━━━━━ Records for the task

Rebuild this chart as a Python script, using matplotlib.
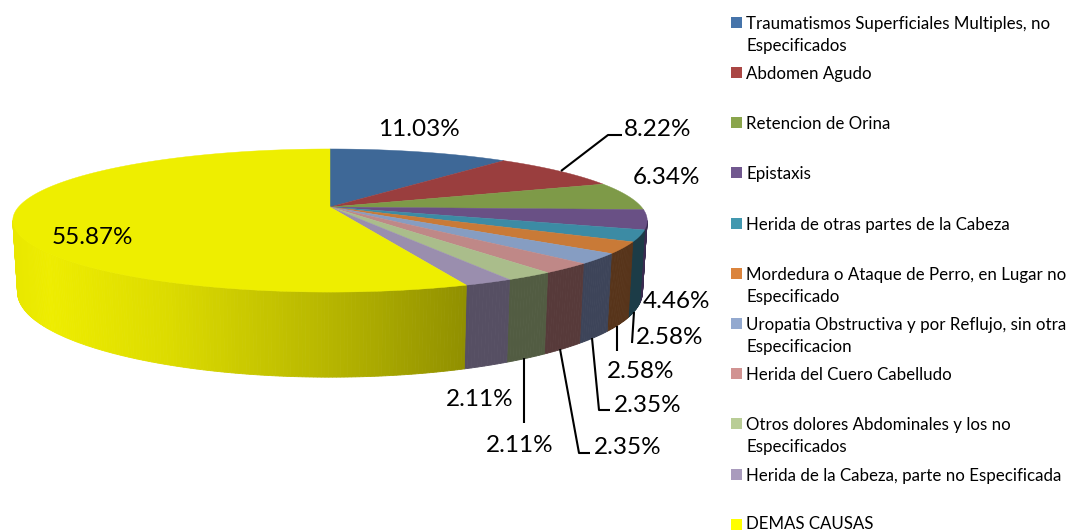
import numpy as np
import matplotlib
matplotlib.use("Agg")
import matplotlib.pyplot as plt
from matplotlib.patches import Polygon, Rectangle

categories = [
    "Traumatismos Superficiales Multiples, no\nEspecificados",
    "Abdomen Agudo",
    "Retencion de Orina",
    "Epistaxis",
    "Herida de otras partes de la Cabeza",
    "Mordedura o Ataque de Perro, en Lugar no\nEspecificado",
    "Uropatia Obstructiva y por Reflujo, sin otra\nEspecificacion",
    "Herida del Cuero Cabelludo",
    "Otros dolores Abdominales y los no\nEspecificados",
    "Herida de la Cabeza, parte no Especificada",
    "DEMAS CAUSAS",
]
values = [11.03, 8.22, 6.34, 4.46, 2.58, 2.58, 2.35, 2.35, 2.11, 2.11, 55.87]
labels = ["11.03%", "8.22%", "6.34%", "4.46%", "2.58%", "2.58%", "2.35%", "2.35%", "2.11%", "2.11%", "55.87%"]
top_colors = ["#3e6897", "#9a3e3e", "#7e9a48", "#695085", "#3c8ba4", "#c97a37",
              "#869dc2", "#bf8887", "#aabd8b", "#9a8eae", "#eeee00"]
side_colors = ["#2c4a6b", "#6e2c2c", "#5a6e33", "#3a2b50", "#1c3c47", "#57341a",
               "#3d4459", "#573a3a", "#525c42", "#564f63", None]
legend_colors = ["#4674aa", "#aa4644", "#8aa54c", "#71588f", "#4298af", "#db843d",
                 "#93a9cf", "#d19392", "#b9cd96", "#a99bbd", "#ffff00"]
legend_y = [22.5, 72.5, 122.5, 172.5, 223.5, 273.5, 323.5, 373.5, 423.5, 474.5, 524.5]
legend_text_y = [22.5, 72.5, 122.5, 172.5, 223.5, 273.5, 323.5, 373.5, 423.5, 474.5, 522.5]
label_pos = [(419, 130), (658, 129), (666, 178), (676, 301), (670, 338), (641, 372),
             (648, 406), (628, 448), (520, 445), (480, 400), (92, 237)]
leaders = [
    [(561, 171), (608, 135), (622, 135)],
    [(634, 312), (632, 343)],
    [(617, 326), (617, 351)],
    [(592, 338), (599, 410), (610, 410)],
    [(560, 349), (579, 453), (590, 453)],
    [(524, 358), (524, 423)],
]

CX, CY, A, B, K, H = 330.0, 207.0, 311.5, 69.0, 0.189, 69.0


def top_rim(t):
    s, c = np.sin(t), np.cos(t)
    w = 1 + K * c
    return CX + A * s / w, CY - B * c / w


def bottom_rim(t):
    s, c = np.sin(t), np.cos(t)
    w = 1 + K * c
    return CX + 0.985 * A * s / w, CY - B * c / w + H / w


def yellow_side(x):
    r = np.interp(x, [12, 50, 170, 340, 463], [232, 238, 220, 180, 145])
    return (r / 255, r / 255 * 0.995, 0)


fig = plt.figure(figsize=(10.72, 5.31), dpi=100)
ax = fig.add_axes([0, 0, 1, 1])
ax.set_xlim(0, 1072)
ax.set_ylim(531, 0)
ax.axis("off")

edges = np.concatenate([[0], np.cumsum(values)]) / np.sum(values) * 2 * np.pi

# Side wall: only the part facing the viewer (right extreme round to left extreme)
VIS_START, VIS_END = np.pi / 2 + 0.19, 3 * np.pi / 2 - 0.19
for i in range(len(values)):
    a0, a1 = max(edges[i], VIS_START), min(edges[i + 1], VIS_END)
    if a1 <= a0:
        continue
    n = max(2, int((a1 - a0) / 0.01))
    ts = np.linspace(a0, a1, n + 1)
    for t0, t1 in zip(ts[:-1], ts[1:]):
        tt = np.linspace(t0, t1, 3)
        xt, yt = top_rim(tt)
        xb, yb = bottom_rim(tt)
        pts = np.column_stack([np.r_[xt, xb[::-1]], np.r_[yt, yb[::-1]]])
        col = side_colors[i] or yellow_side(pts[:, 0].mean())
        ax.add_patch(Polygon(pts, closed=True, fc=col, ec=col, lw=0.6, zorder=2))

# Top face
for i in range(len(values)):
    tt = np.linspace(edges[i], edges[i + 1], 200)
    x, y = top_rim(tt)
    pts = np.column_stack([np.r_[CX, x], np.r_[CY, y]])
    ax.add_patch(Polygon(pts, closed=True, fc=top_colors[i], ec=top_colors[i], lw=0.3, zorder=3))

for path in leaders:
    xs, ys = zip(*path)
    ax.plot(xs, ys, color="black", lw=1.5, zorder=4, solid_capstyle="butt")

for text, (x, y) in zip(labels, label_pos):
    ax.text(x, y, text, ha="center", va="center", fontsize=17.5, family="Lato", color="black", zorder=5)

for name, color, y, ty in zip(categories, legend_colors, legend_y, legend_text_y):
    ax.add_patch(Rectangle((731, y - 5.5), 11, 11, fc=color, ec="none", zorder=5))
    ax.text(746, ty - 6.8, name, ha="left", va="top", fontsize=12.2, family="Lato",
            color="black", linespacing=1.52, zorder=5)

fig.savefig("out.png", dpi=100)
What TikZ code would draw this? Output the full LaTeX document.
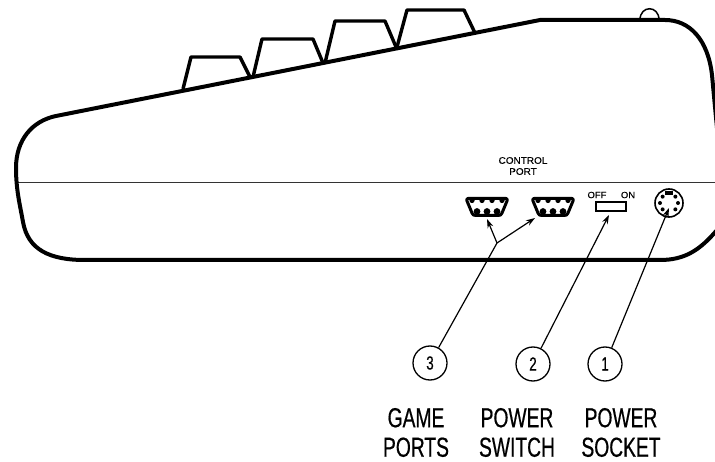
\documentclass[tikz,border=0pt]{standalone}
\usepackage{fontspec}
\setmainfont{Liberation Sans}
\newfontfamily\labelfont[FakeStretch=0.7,FakeBold=0.5]{Liberation Sans}
\newfontfamily\smallfont[FakeStretch=1.05,FakeBold=0.25]{Liberation Sans}
\usetikzlibrary{arrows.meta}
\tikzset{
  body/.style={draw=black,line width=4pt,line join=round,line cap=round},
  keycap/.style={draw=black,line width=3.4pt,line join=round},
  seam/.style={draw=black!80,line width=1.2pt},
  lead/.style={draw=black,line width=1.2pt},
  leadarrow/.style={lead,-{Stealth[length=9pt,width=6pt]}},
  callout/.style={circle,draw=black,line width=1.3pt,minimum size=34pt,inner sep=0pt,font=\fontsize{19}{19}\labelfont},
  caption/.style={align=center,inner sep=0pt,font=\fontsize{27.5}{29.5}\labelfont},
  tiny/.style={inner sep=0pt,align=center,font=\fontsize{9.5}{12}\smallfont},
  port/.style={draw=black,fill=white,line width=3pt,line join=round}
}
\newcommand{\gameport}[1]{%
  \begin{scope}[shift={(#1)}]
    \path[port] (-19,-8.5) -- (19,-8.5) .. controls (20.5,-8.5) and (20.5,-7) .. (20,-6) -- (15,6) .. controls (14.5,8) and (13,8.5) .. (11,8.5) -- (-11,8.5) .. controls (-13,8.5) and (-14.5,8) .. (-15,6) -- (-20,-6) .. controls (-20.5,-7) and (-20.5,-8.5) .. (-19,-8.5) -- cycle;
    \foreach \px in {-15,-5,5,15}{\fill[black] (\px,-6.5) circle (2.6pt);}
    \foreach \px in {-10,0,10}{\fill[black] (\px,4.5) circle (3.4pt);}
  \end{scope}}
\begin{document}
\begin{tikzpicture}[x=1pt,y=-1pt]
\useasboundingbox (0,0) rectangle (715,462);
\fill[white] (0,0) rectangle (715,462);
% seam
\path[seam] (18,182.5) -- (715,182.5);
% case outline
\path[body] (717,128) -- (712,75) .. controls (708,40) and (690,20) .. (665,20) -- (540,20)
  -- (56,116) .. controls (32,121) and (16,140) .. (16,168)
  .. controls (16,190) and (20,205) .. (23,222)
  .. controls (28,250) and (50,260) .. (85,260) -- (660,260) .. controls (685,260) and (700,250) .. (717,230);
% power bump
\draw[draw=black,line width=1.5pt] (640,20) .. controls (640,5) and (659,5) .. (659,20);
% keys
\path[keycap] (183,89) -- (191,57) -- (240,57) -- (250,77);
\path[keycap] (253,77) -- (262,39) -- (313,39) -- (323,63);
\path[keycap] (325,63) -- (335,21) -- (385,21) -- (396,47);
\path[keycap] (397,47) -- (407,10) -- (464,10) -- (475,33);
% labels and parts
\node[tiny] (ctl) at (523,166) {CONTROL\\[-1pt]PORT};
\gameport{487,207}
\gameport{553,207}
\node[tiny,font=\fontsize{9}{10}\smallfont] (off) at (597,195) {OFF};
\node[tiny,font=\fontsize{9}{10}\smallfont] (on) at (628,195) {ON};
\node[draw=black,line width=1.5pt,minimum width=30pt,minimum height=9pt,inner sep=0pt] (switch) at (611,206.5) {};
\node[circle,draw=black,line width=1.6pt,minimum size=28pt,inner sep=0pt] (socket) at (669,203) {};
\foreach \a in {0,45,135,180,225,315}{\fill[black] (669,203) ++(\a:9) circle (2pt);}
\fill[black] (665,191.5) rectangle (673,195);
% callouts
\node[callout] (c3) at (430,363) {3};
\node[callout] (c2) at (533,364) {2};
\node[callout] (c1) at (605,364) {1};
\coordinate (fork) at (497,243);
\coordinate (t3a) at (487,219);
\coordinate (t3b) at (535,218);
\coordinate (t2) at (609,215);
\coordinate (t1) at (669,208);
\draw[lead] (c3) -- (fork);
\draw[leadarrow] (fork) -- (t3a);
\draw[leadarrow] (fork) -- (t3b);
\draw[leadarrow] (c2) -- (t2);
\draw[leadarrow] (c1) -- (t1);
% captions
\node[caption] (cap3) at (416,432.5) {GAME\\PORTS};
\node[caption] (cap2) at (517,432.5) {POWER\\SWITCH};
\node[caption] (cap1) at (621,432.5) {POWER\\SOCKET};
\end{tikzpicture}
\end{document}
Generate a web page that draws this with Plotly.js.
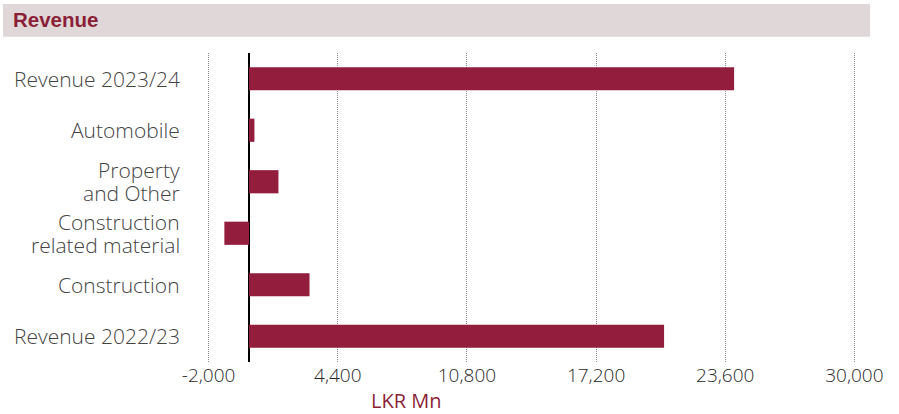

━━━━━━━━━━

Your instructions:
Repeat only the lines between the start of the data and the line with "from matplotlib.patches import", including those two lines, and skip the pictures.

The output:
Rebuild this chart as a Python script, using matplotlib.
import numpy as np
import matplotlib
matplotlib.use("Agg")
import matplotlib.pyplot as plt
from matplotlib.patches import Polygon, Rectangle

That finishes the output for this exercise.